When most people hear Machine Learning, they picture a robot, a dependable butler or a deadly Terminator, depending on who you ask. But Machine Learning is not just a futuristic fantasy; it’s already here. It has been around for decades in some specialized applications, such as Optical Character Recognition (OCR).
But the first ML application that became mainstream, improving the lives of hundreds of millions of people, took over the world back in the 1990s, the spam filter. It’s not precisely a self-aware Skynet, but it does technically qualify as Machine Learning. It was followed by hundreds of ML applications that now quietly power hundreds of products and features that you regularly use, from better recommendations to voice search.
Also, read – Workflow of Machine Learning Projects
What is Machine Learning?
Machine Learning is the science and art of programming computers so they can learn from data.

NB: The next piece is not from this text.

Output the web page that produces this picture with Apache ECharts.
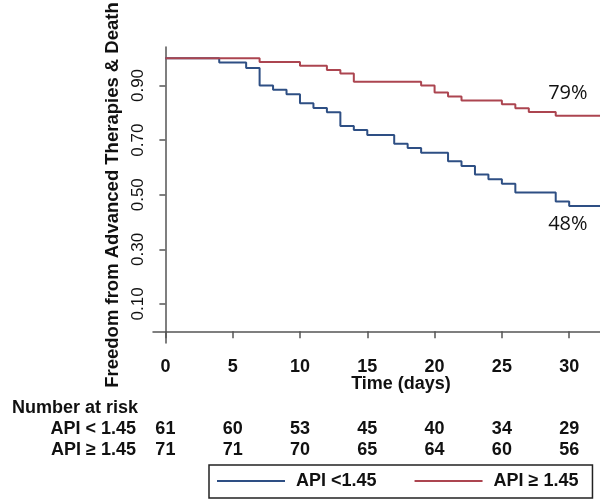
<!DOCTYPE html>
<html>
<head>
<meta charset="utf-8">
<script src="https://cdn.jsdelivr.net/npm/echarts@6/dist/echarts.min.js"></script>
<style>
html,body{margin:0;padding:0;background:#fff;}
#chart{width:600px;height:504px;}
</style>
</head>
<body>
<div id="chart"></div>
<script>
// ---- data ----
var xTicks = [0, 5, 10, 15, 20, 25, 30];
var yTicks = [0.1, 0.3, 0.5, 0.7, 0.9];
var lowName = 'API <1.45';
var highName = 'API \u2265 1.45';
var lowTimes = [0, 4, 6, 7, 8, 9, 10, 11, 12, 13, 14, 15, 17, 18, 19, 21, 22, 23, 24, 25, 26, 29, 30, 33];
var lowSurv  = [1.0, 0.984, 0.964, 0.900, 0.884, 0.868, 0.835, 0.818, 0.802, 0.752, 0.737, 0.719, 0.687, 0.671, 0.654, 0.623, 0.605, 0.574, 0.557, 0.540, 0.508, 0.475, 0.459, 0.459];
var highTimes = [0, 7, 10, 12, 13, 14, 19, 20, 21, 22, 25, 26, 27, 29, 33];
var highSurv  = [1.0, 0.986, 0.972, 0.957, 0.944, 0.914, 0.900, 0.874, 0.860, 0.845, 0.831, 0.817, 0.803, 0.789, 0.789];
var riskLabels = ['API < 1.45', 'API \u2265 1.45'];
var riskLow  = [61, 60, 53, 45, 40, 34, 29];
var riskHigh = [71, 71, 70, 65, 64, 60, 56];
var endLabels = ['48%', '79%'];
var endLabelAt = [[29.9, 0.39], [29.9, 0.87]];

// ---- chart ----
var FONT = '"Liberation Sans", Arial, sans-serif';
var chart = echarts.init(document.getElementById('chart'), null, {renderer: 'canvas'});
function pairs(t, s) { return t.map(function (v, i) { return [v, s[i]]; }); }
function riskAxis(name, values, offset) {
  return {
    type: 'value', gridIndex: 0, position: 'bottom', offset: offset,
    min: -0.92, max: 35.93,
    axisLine: {show: false}, axisTick: {show: false}, splitLine: {show: false},
    axisLabel: {
      customValues: xTicks, margin: 0, verticalAlign: 'middle',
      fontFamily: FONT, fontSize: 18, fontWeight: 'bold', color: '#111',
      formatter: function (v) { var i = xTicks.indexOf(v); return i >= 0 ? String(values[i]) : ''; }
    },
    name: name, nameLocation: 'start', nameGap: 17,
    nameTextStyle: {fontFamily: FONT, fontSize: 18, fontWeight: 'bold', color: '#111'}
  };
}
function endMark(i) {
  return {
    symbol: 'circle', symbolSize: 1, itemStyle: {color: 'rgba(0,0,0,0)'},
    data: [{coord: endLabelAt[i], value: endLabels[i]}],
    label: {show: true, position: 'inside', formatter: endLabels[i],
      fontFamily: '"Open Sans", sans-serif', fontSize: 20, color: '#111'}
  };
}
var option = {
  animation: false,
  backgroundColor: '#fff',
  grid: {left: 153, top: 47, width: 496, height: 296, containLabel: false, outerBoundsMode: 'none'},
  legend: {
    left: 209, top: 465, orient: 'horizontal',
    data: [lowName, highName],
    icon: 'rect', itemWidth: 68, itemHeight: 2, itemGap: 38,
    padding: [7, 14, 8, 8],
    borderColor: '#222', borderWidth: 1.5,
    textStyle: {fontFamily: FONT, fontSize: 18, fontWeight: 'bold', color: '#111', padding: [0, 0, 0, 6]}
  },
  graphic: [{
    type: 'text', left: 12, top: 399,
    style: {text: 'Number at risk', font: 'bold 18px ' + FONT, fill: '#111'}
  }],
  xAxis: [{
    type: 'value', gridIndex: 0, min: -0.92, max: 35.93,
    axisLine: {show: true, lineStyle: {color: '#555', width: 1.5}},
    axisTick: {show: true, customValues: xTicks, length: 7, lineStyle: {color: '#555', width: 1.5}},
    axisLabel: {customValues: xTicks, margin: 15, fontFamily: FONT, fontSize: 18, fontWeight: 'bold', color: '#111'},
    splitLine: {show: false},
    name: 'Time (days)', nameLocation: 'middle', nameGap: 32, nameMoveOverlap: false,
    nameTextStyle: {fontFamily: FONT, fontSize: 18, fontWeight: 'bold', color: '#111'}
  },
  riskAxis(riskLabels[0], riskLow, 86.3),
  riskAxis(riskLabels[1], riskHigh, 107.3)
  ],
  yAxis: {
    type: 'value', min: -0.043, max: 1.041,
    axisLine: {show: true, lineStyle: {color: '#555', width: 1.5}},
    axisTick: {show: true, customValues: yTicks, length: 6, lineStyle: {color: '#555', width: 1.5}},
    axisLabel: {customValues: yTicks, rotate: 90, margin: 6, fontFamily: FONT, fontSize: 17, color: '#111',
      formatter: function (v) { return v.toFixed(2); }},
    splitLine: {show: false},
    name: 'Freedom from Advanced Therapies & Death', nameLocation: 'middle', nameGap: 29,
    nameTextStyle: {fontFamily: FONT, fontSize: 18.5, fontWeight: 'bold', color: '#111'}
  },
  series: [{
    name: lowName, type: 'line', step: 'end', xAxisIndex: 0, yAxisIndex: 0,
    data: pairs(lowTimes, lowSurv), showSymbol: false, symbol: 'none',
    lineStyle: {color: '#2E4F84', width: 2}, itemStyle: {color: '#2E4F84'},
    markPoint: endMark(0)
  }, {
    name: highName, type: 'line', step: 'end', xAxisIndex: 0, yAxisIndex: 0,
    data: pairs(highTimes, highSurv), showSymbol: false, symbol: 'none',
    lineStyle: {color: '#AC4550', width: 2}, itemStyle: {color: '#AC4550'},
    markPoint: endMark(1)
  }]
};
chart.setOption(option);
</script>
</body>
</html>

Your spam filter is a Machine Learning program that given examples, of spam emails (e.g., flagged by users) and examples of regular (nonspam, also called ham) emails, can learn to flag spam. The models that the system uses to determine are called the training set. Each training example is called a training instance.
If you download a copy of Wikipedia, your computer has a lot more data, but it is not suddenly better at any task. Thus, downloading a copy of Wikipedia is not Machine Learning.
Types of Machine Learning Systems
There are so many different types of Machine Learning systems that it is useful to classify them in broad categories, based on the following criteria:
- Whether or not they are trained with human supervision (supervised, unsupervised, and Reinforcement Learning)
- Whether or not they can learn incrementally on the fly (online versus batch learning)
- Whether they work by merely comparing new data points to known data points, or instead by detecting patterns in the training data and building a predictive model, much like a scientist, do (instance-based versus model-based learning)
These criteria are not exclusive; you can combine them in any way you like. For example, a state-of-the-art spam filter may learn on the fly using a deep neural network model trained using instances of spam and ham; this makes it an online, model-based, supervised learning system.
Let’s look at each of these criteria a bit more closely.
Supervised and Unsupervised Learning
Machine Learning systems can be classified according to the amount and type of supervision they get during training; There are two major categories:
- Supervised Learning
- Unsupervised Learning
Supervised Learning

In supervised learning, the training set you feed to the algorithm includes the desired solutions, called labels.
A typical supervised learning task is classification. The spam filter is an excellent example of this. It is trained with many example emails along with their class (spam or ham), and it must learn how to classify new emails.
Here are some of the essential supervised learning algorithms :
- K-Nearest Neighbors
- Linear Regression
- Logistic Regression
- Support Vector Machines
- Decision Tree and Random Forests
- Neural Networks
Unsupervised Learning

In unsupervised learning, as you might guess, the training data is unlabeled. The system tries to learn without a teacher.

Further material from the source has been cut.